I appreciate your time!

I think this has to do with the automatic selection of initial values. Could you try giving fixed initial values to the sampling to init in sampling?

1 Like

You say that X_t follows a categorical distribution \Pi with category probabilities \lambda, but then later state

X_t = \begin{cases} X_{t-1} &\quad \text{with probability } \alpha_1 \\ U_{t} &\quad \text{with probability } \beta_0 \\ U_{t-1} &\quad \text{with probability } \beta_1 \end{cases}

To me this sounds like two contradicting statements on the distribution of X_t, or perhaps I misunderstand something.

Also, how is X_0 distributed? Is there a U_{-1}?

The error seems to raise from you creation of U_t in the model block. The values initialised are not constrained between 1 and k, causing an error when evaluating
U_t[1] ~ categorical(lambda);. Can you express the likelihood without U_t? I.e.

P(X_t) = \begin{cases}\alpha_1 \mathbb{I}(X_{t-1} = X_{t})\\\beta_0 \Pi(X_t|\lambda)\\ \beta_1(\text{some recursive expression for $U_{t-1}$ depending on $\lambda$ and $X_{t-1}$})\end{cases}
1 Like

Hi there, thanks you both! Sorry for my delay, I wanted to try rewriting the likelihood before getting back to you.

@Kees_Mulder: I tried fixing the initial values using init (by passing it a list and a function making the list) but it didn’t solve the issue.

@TeemuSailynoja: I should have mentioned that the marginal distribution of the observed X_t's and the unobserved U_t's are the same; X_{1, 2, \dots,t} is a mixture of U_{0,1, 2, \dots, t}'s, and assuming that U_{t} is iid stationary (and follows \Pi) entails that the marginal distribution of X_t would also follow \Pi. Writing X_t recursively also leads there

I am skeptical whether I can really write it recursively. However, I found closed-form expression for the joint probabilities from Weiss (2009):

\begin{aligned} &P(X_t = i_0, X_{t-1} = i_1, U_t = j_0, U_{t-1} = j_1) = \\ &p_{j_0}p_{j_1} \cdot (\beta_0 \delta_{i_0 j_0} + \beta_1 \delta_{i_0 j_1} + \alpha_1 \delta_{i_0 i_1})((1 - \beta_0) p_{i_1} + \beta_0 \delta_{i_1 j_1}) \end{aligned} \quad,

in which \delta is the Kronecker delta and p_{m_n}'s are the probabilities of X_t/U_t having the category m_n.
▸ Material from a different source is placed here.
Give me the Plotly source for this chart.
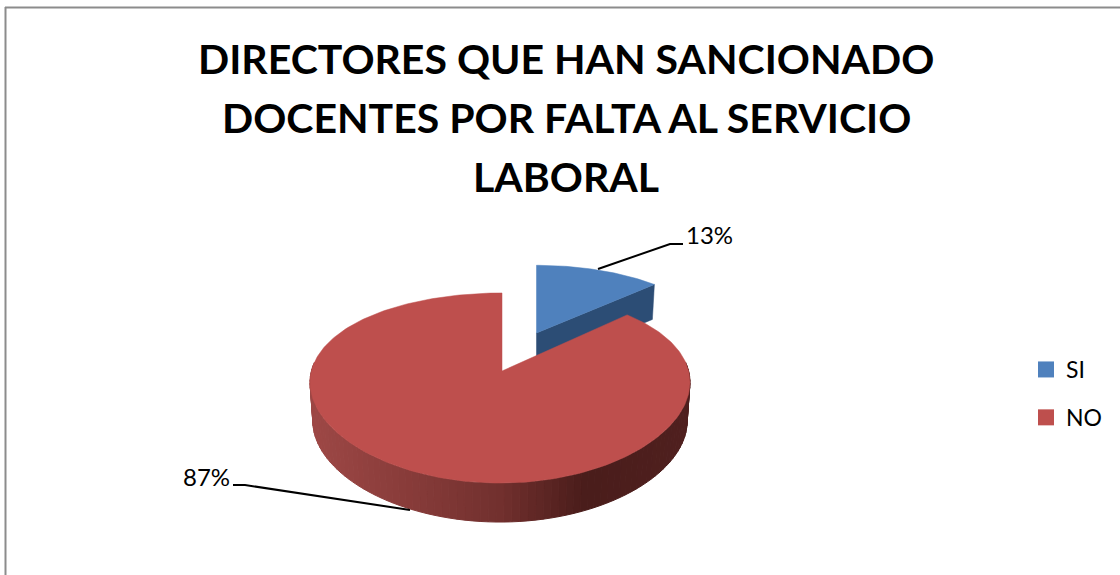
import numpy as np
import plotly.graph_objects as go

# Data
categories = ["SI", "NO"]
values = [13, 87]
title_lines = ["DIRECTORES QUE HAN SANCIONADO", "DOCENTES POR FALTA AL SERVICIO", "LABORAL"]

# Style
top_colors = ["#4F81BD", "#BE4F4D"]
face_color = "#2C4D75"
FONT = "Lato"

# Perspective projection of the pie plane to the page (pixels)
OX, OY = 500.0, 371.0        # pie centre on the page
APEX_DX = 2.0
A, B, K, KX = 92.0, 188.6, 0.179, 0.12
EXPLODE = 0.487              # separation, in pie radii
DEPTH_RED, DEPTH_BLUE = 39.0, 35.0


def project(u, v):
    return OX + B * u / (1 + KX * v), OY - A * v / (1 + K * v)


total = sum(values)
a0 = 0.0
a1 = 2 * np.pi * values[0] / total
mid = (a0 + a1) / 2
du, dv = EXPLODE * np.sin(mid), EXPLODE * np.cos(mid)

fig = go.Figure()


def poly(xs, ys, color, lw=0.5):
    fig.add_trace(go.Scatter(x=list(xs), y=list(ys), mode="lines", fill="toself", fillcolor=color,
                             line=dict(color=color, width=lw), showlegend=False, hoverinfo="skip"))


# Blue slice (behind)
t = np.linspace(a0, a1, 60)
_, by = project(np.sin(t) + du, np.cos(t) + dv)
ax = 536.5
ay = project(du, dv)[1]
bx = ax + 1.04 * 187 * np.sin(t) / (1 + K * (np.cos(t) + dv))
rx, ry = bx[-1], by[-1]
poly([ax, rx, rx - 2, ax, ax], [ay, ry, ry + DEPTH_BLUE, ay + DEPTH_BLUE, ay], face_color)
poly(np.r_[ax, bx, ax], np.r_[ay, by, ay], top_colors[0])

# Red side wall: shaded strips along the front arc
side_x = [310, 400, 500, 585, 690]
side_c = np.array([[0x9E, 0x48, 0x46], [0x8A, 0x3D, 0x3B], [0x72, 0x30, 0x2E], [0x4A, 0x1D, 0x1B], [0x50, 0x20, 0x1F]])
th = np.linspace(np.pi * 0.47, np.pi * 1.53, 90)
tx, ty = project(np.sin(th), np.cos(th))
cx = (tx.min() + tx.max()) / 2
lx = cx + (tx - cx) * 0.985
ly = ty + DEPTH_RED
for i in range(len(th) - 1):
    xm = (tx[i] + tx[i + 1]) / 2
    rgb = [int(np.interp(xm, side_x, side_c[:, j])) for j in range(3)]
    poly([tx[i], tx[i + 1], lx[i + 1], lx[i], tx[i]], [ty[i], ty[i + 1], ly[i + 1], ly[i], ty[i]],
         f"rgb({rgb[0]},{rgb[1]},{rgb[2]})", 1)

# Red slice top
t = np.linspace(a1, 2 * np.pi, 240)
rx2, ry2 = project(np.sin(t), np.cos(t))
rx2 = rx2 + APEX_DX * np.clip(np.cos(t), 0, 1) ** 8
o = project(0.0, 0.0)
ox = o[0] + APEX_DX
poly(np.r_[ox, rx2, ox], np.r_[o[1], ry2, o[1]], top_colors[1])

# Legend entries
for name, col in zip(categories, top_colors):
    fig.add_trace(go.Scatter(x=[None], y=[None], mode="markers", name=name, legendgroup=name,
                             marker=dict(symbol="square", size=16, color=col)))

annotations = []
for line, y in zip(title_lines, [58, 117, 176]):
    annotations.append(dict(text=f"<b>{line}</b>", x=566, y=y, xref="x", yref="y", showarrow=False,
                            xanchor="center", yanchor="middle", font=dict(family=FONT, size=41, color="#000000")))
for v, x, y, anc in zip(values, [684, 232], [234, 476], ["left", "right"]):
    annotations.append(dict(text=f"{v}%", x=x, y=y, xref="x", yref="y", showarrow=False, xanchor=anc,
                            yanchor="middle", font=dict(family=FONT, size=24, color="#000000")))

leader = dict(type="path", xref="x", yref="y", line=dict(color="#000000", width=2))
gray = dict(color="#8C8C8C", width=2)
shapes = [
    dict(leader, path="M598,269 L670,244 L683,244"),
    dict(leader, path="M410,510 L245,485 L233,485"),
    dict(type="line", xref="x", yref="y", x0=5, x1=1120, y0=7.5, y1=7.5, line=gray),
    dict(type="line", xref="x", yref="y", x0=5.5, x1=5.5, y0=7, y1=575, line=gray),
]

fig.update_layout(
    width=1120, height=575, margin=dict(l=0, r=0, t=0, b=0),
    paper_bgcolor="#FFFFFF", plot_bgcolor="#FFFFFF",
    xaxis=dict(range=[0, 1120], visible=False, fixedrange=True),
    yaxis=dict(range=[575, 0], visible=False, fixedrange=True),
    annotations=annotations, shapes=shapes,
    legend=dict(x=1026 / 1120, y=1 - 348 / 575, xanchor="left", yanchor="top", tracegroupgap=15,
                font=dict(family=FONT, size=23, color="#000000"), bgcolor="rgba(0,0,0,0)", itemwidth=30),
)
fig.write_html("out.html", config={"displayModeBar": False},
               post_script="document.body.style.margin='0';document.body.style.overflow='hidden';")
And its (GPT-assisted) implementation in Stan runs (although doesn’t estimate \beta_0 and \beta_1 correctly):

data {
  int<lower=1> N;           // Number of observations in the sequence
  int<lower=1> k;           // Number of categories
  int<lower=1, upper=k> X[N];  // Observed data sequence
}

parameters {
  simplex[3] psi;           // psi[1] is alpha1, psi[2] is beta0, psi[3] is beta1
  simplex[k] p;             // Marginal probabilities of categories as a parameter
}

model {  
  // Likelihood
  for (t in 2:N) {
    vector[k] probs = rep_vector(0, k);  // Initialize category probabilities
    for (j0 in 1:k) {  // Corrected loop declaration
      for (j1 in 1:k) {  // Corrected loop declaration
        real common_term = psi[2] * (j0 == X[t]) + psi[3] * (j1 == X[t]) + psi[1] * (X[t-1] == X[t]);
        common_term *= ((1 - psi[2]) * p[X[t-1]] + psi[2] * (X[t-1] == j1));
        probs[X[t]] += p[j0] * p[j1] * common_term;
      }
    }
    target += log(probs[X[t]]);  // Add log probability of observing X[t]
  }
}
``

I think I would/should/might be able to figure out the problem with $\beta_0$ and $\beta_1$ estimation; it could be due to using the incorrect expression for the joint probability (I derived it from a more general expression).

---

**P.S.** Regardless of the correct likelihood function (which would result in wrong estimates) for my own understanding, I'm a still curious to know how could I have avoided the Stan error.